The AlgorithmProgress object represents the progress of an algorithm execution at a certain time. It contains the following two attributes:

• numberOfStepsCompleted: This counter represents the current number of steps executed.
• numberOfStepsEstimatedForCompletion: This value is an estimation of the total number of steps needed for completion.

  A default positive value is provided for numberOfStepsEstimatedForCompletion for the following list of built-in algorithms:

  • PageRank
  • Approximate PageRank
  • Personalized PageRank
  • Personalized PageRank (for a set of vertices)
  • Personalized Weighted PageRank
  • Personalized Weighted PageRank (for a set of vertices)
  • Weighted PageRank
  • Degree Centrality
  • In-Degree Centrality
  • Out-Degree Centrality

You cannot estimate the progress as a percentage for algorithms that do not provide a value for numberOfStepsEstimatedForCompletion.
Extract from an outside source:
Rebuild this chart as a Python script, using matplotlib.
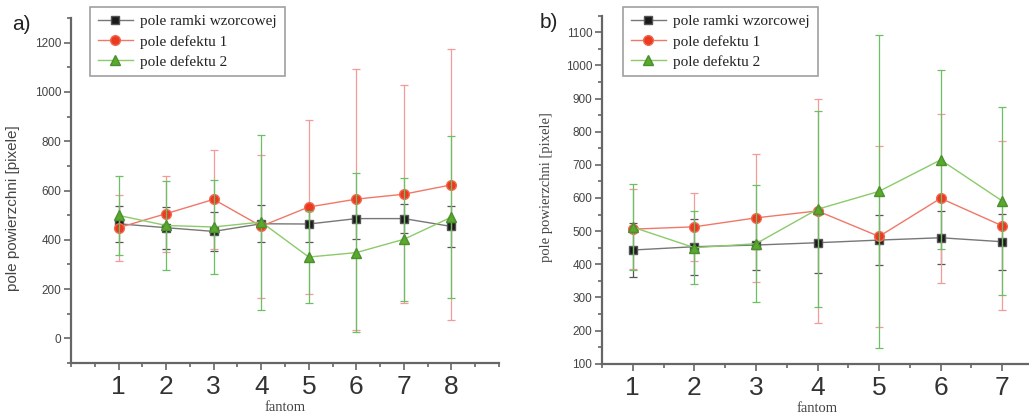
import matplotlib
matplotlib.use("Agg")
import matplotlib.pyplot as plt
from matplotlib.lines import Line2D
from matplotlib.ticker import MultipleLocator

# panel a)
fantom_a = [1, 2, 3, 4, 5, 6, 7, 8]
ramka_a = [465, 449, 434, 465, 464, 486, 486, 454]
ramka_a_err = [74, 86, 80, 75, 72, 84, 60, 82]
defekt1_a = [449, 506, 564, 455, 533, 565, 585, 623]
defekt1_a_err = [134, 154, 200, 290, 353, 530, 442, 550]
defekt2_a = [499, 458, 452, 472, 330, 348, 402, 492]
defekt2_a_err = [160, 180, 190, 355, 187, 324, 250, 330]

# panel b)
fantom_b = [1, 2, 3, 4, 5, 6, 7]
ramka_b = [443, 453, 458, 465, 473, 480, 468]
ramka_b_err = [82, 85, 75, 92, 76, 80, 85]
defekt1_b = [506, 513, 540, 561, 484, 599, 516]
defekt1_b_err = [120, 103, 193, 338, 274, 254, 255]
defekt2_b = [512, 450, 462, 566, 620, 715, 591]
defekt2_b_err = [130, 110, 177, 295, 472, 270, 283]

labels = ["pole ramki wzorcowej", "pole defektu 1", "pole defektu 2"]

AXC = "#666666"
TXT = "#444444"

styles = [
    dict(marker="s", color="#777777", mfc="#1a1a1a", mec="#555555", ms=6),
    dict(marker="o", color="#f07868", mfc="#ea3a22", mec="#f06a50", ms=7),
    dict(marker="^", color="#8acb6a", mfc="#5aa82c", mec="#4a9030", ms=7),
]
ecolors = ["#555555", "#f39a9a", "#6cc064"]


def draw_panel(ax, x, series, xlim, ylim, ymajor, yminor):
    for (y, e), st, ec, z in zip(series, styles, ecolors, [3, 4, 5]):
        ax.errorbar(x, y, yerr=e, fmt="-", lw=1.0, elinewidth=0.9, capsize=3,
                    capthick=0.9, ecolor=ec, zorder=z, **st)
    ax.set_xlim(*xlim)
    ax.set_ylim(*ylim)
    ax.set_xticks(x)
    ax.xaxis.set_minor_locator(MultipleLocator(0.5))
    ax.yaxis.set_major_locator(MultipleLocator(ymajor))
    ax.yaxis.set_minor_locator(MultipleLocator(yminor))
    for s in ["top", "right"]:
        ax.spines[s].set_visible(False)
    for s in ["left", "bottom"]:
        ax.spines[s].set_color(AXC)
        ax.spines[s].set_linewidth(1.6)
    ax.tick_params(which="both", direction="out", color=AXC, width=1.2)
    ax.tick_params(which="major", length=5)
    ax.tick_params(which="minor", length=3)
    ax.tick_params(axis="y", labelsize=8.5, labelcolor=TXT, pad=2)
    ax.tick_params(axis="x", labelsize=19, labelcolor="#333333", pad=4)
    for t in ax.get_yticklabels():
        t.set_fontfamily("Liberation Sans")
    for t in ax.get_xticklabels():
        t.set_fontfamily("Liberation Sans")
    ax.set_xlabel("fantom", fontfamily="Liberation Serif", fontsize=10.5,
                  color=TXT, labelpad=1)


fig = plt.figure(figsize=(10.29, 4.16), dpi=100)

ax1 = fig.add_axes([71 / 1029, 53 / 416, 428 / 1029, 345 / 416])
draw_panel(ax1, fantom_a,
           [(ramka_a, ramka_a_err), (defekt1_a, defekt1_a_err), (defekt2_a, defekt2_a_err)],
           (0, 9), (-100, 1300), 200, 100)
ax1.set_ylabel("pole powierzchni [pixele]", fontfamily="Liberation Sans",
               fontsize=11, color=TXT)
ax1.yaxis.set_label_coords(20 / 1029, 0.5, transform=fig.transFigure)

ax2 = fig.add_axes([602 / 1029, 52.3 / 416, 431 / 1029, 348 / 416])
draw_panel(ax2, fantom_b,
           [(ramka_b, ramka_b_err), (defekt1_b, defekt1_b_err), (defekt2_b, defekt2_b_err)],
           (0.5, 7.5), (100, 1150), 100, 50)
ax2.set_ylabel("pole powierzchni [pixele]", fontfamily="Liberation Serif",
               fontsize=10.5, color=TXT)
ax2.yaxis.set_label_coords(553 / 1029, 0.55, transform=fig.transFigure)

# legend: line + marker only, no error bar
handles = [Line2D([], [], lw=1.0, **st) for st in styles]
for ax, x0 in [(ax1, 90), (ax2, 623)]:
    leg = ax.legend(handles, labels, loc="upper left",
                    bbox_to_anchor=(x0 / 1029, 1 - 7 / 416),
                    bbox_transform=fig.transFigure, borderaxespad=0,
                    prop={"family": "Liberation Serif", "size": 11},
                    frameon=True, fancybox=False, handlelength=2.3,
                    labelspacing=0.42, borderpad=0.5, handletextpad=0.5)
    leg.get_frame().set_edgecolor("#888888")
    leg.get_frame().set_linewidth(1.2)
    for t in leg.get_texts():
        t.set_color("#222222")

fig.text(12 / 1029, 1 - 24 / 416, "a)", fontsize=15, fontfamily="Liberation Sans",
         color="#222222", va="center")
fig.text(540 / 1029, 1 - 23 / 416, "b)", fontsize=15, fontfamily="Liberation Sans",
         color="#222222", va="center")

fig.savefig("out.png", dpi=100)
In such a case, you can only access the value of the counter (numberOfStepsCompleted).

However, you can set the numberOfStepsEstimatedForCompletion value for a custom PGX graph algorithm. See Tracking the Progress of a Running Custom PGX Graph Algorithm for more information.

The following example uses the in-built PageRank algorithm and describes the steps to get the progress of the running built-in algorithm using the AlgorithmProgress Java API:

• JShell
• Java

opg4j> var graph = session.readGraphByName("BANK_TXN_GRAPH", GraphSource.PG_PGQL)
g ==> PgxGraph[name=BANK_TXN_GRAPH,N=1000,E=4993,created=1712307339271]
opg4j>  var future = analyst.pagerankAsync(graph)
future ==> oracle.pgx.api.PgxFuture@1dfe5dd1[Not completed]
opg4j> var futureProgress = future.getProgress()
futureProgress ==> oracle.pgx.api.DefaultFutureProgress@6d7bb5cc
opg4j> var algorithmProgress = futureProgress.asAlgorithmExecutionProgress()

PgxGraph graph = session.readGraphByName("BANK_TXN_GRAPH", GraphSource.PG_PGQL);
PgxFuture<?> future = analyst.pagerank.runAsync(graph);
FutureProgress futureProgress = future.getProgress();
Optional<AlgorithmProgress> algorithmProgress = futureProgress.asAlgorithmExecutionProgress();

The following code shows how you can estimate the progress as a percentage for the running algorithm:

• JShell
• Java

opg4j> if (algorithmProgress.isPresent()) {
...>   var progress = algorithmProgress.get();
...>   var completedSteps = progress.getNumberOfStepsCompleted();
...>   var numberOfStepsEstimatedForCompletion = progress.getNumberOfStepsEstimatedForCompletion();
...>   var progressPercentage = completedSteps * 100 / numberOfStepsEstimatedForCompletion;
...>   System.out.println(completedSteps);
...>   System.out.println(numberOfStepsEstimatedForCompletion);
...>   System.out.println(progressPercentage);
...> }

if (algorithmProgress.isPresent()) {
  AlgorithmProgress progress = algorithmProgress.get();
  long completedSteps = progress.getNumberOfStepsCompleted();
  Long numberOfStepsEstimatedForCompletion = progress.getNumberOfStepsEstimatedForCompletion();
  long progressPercentage = completedSteps * 100 / numberOfStepsEstimatedForCompletion;
  System.out.println(completedSteps); 
  System.out.println(numberOfStepsEstimatedForCompletion); 
  System.out.println(progressPercentage); 
};

The preceding code shows the progress at that current moment. If you try to get the progress of the running algorithm after a while (for example, 1min), then you should get a larger value for progressPercentage.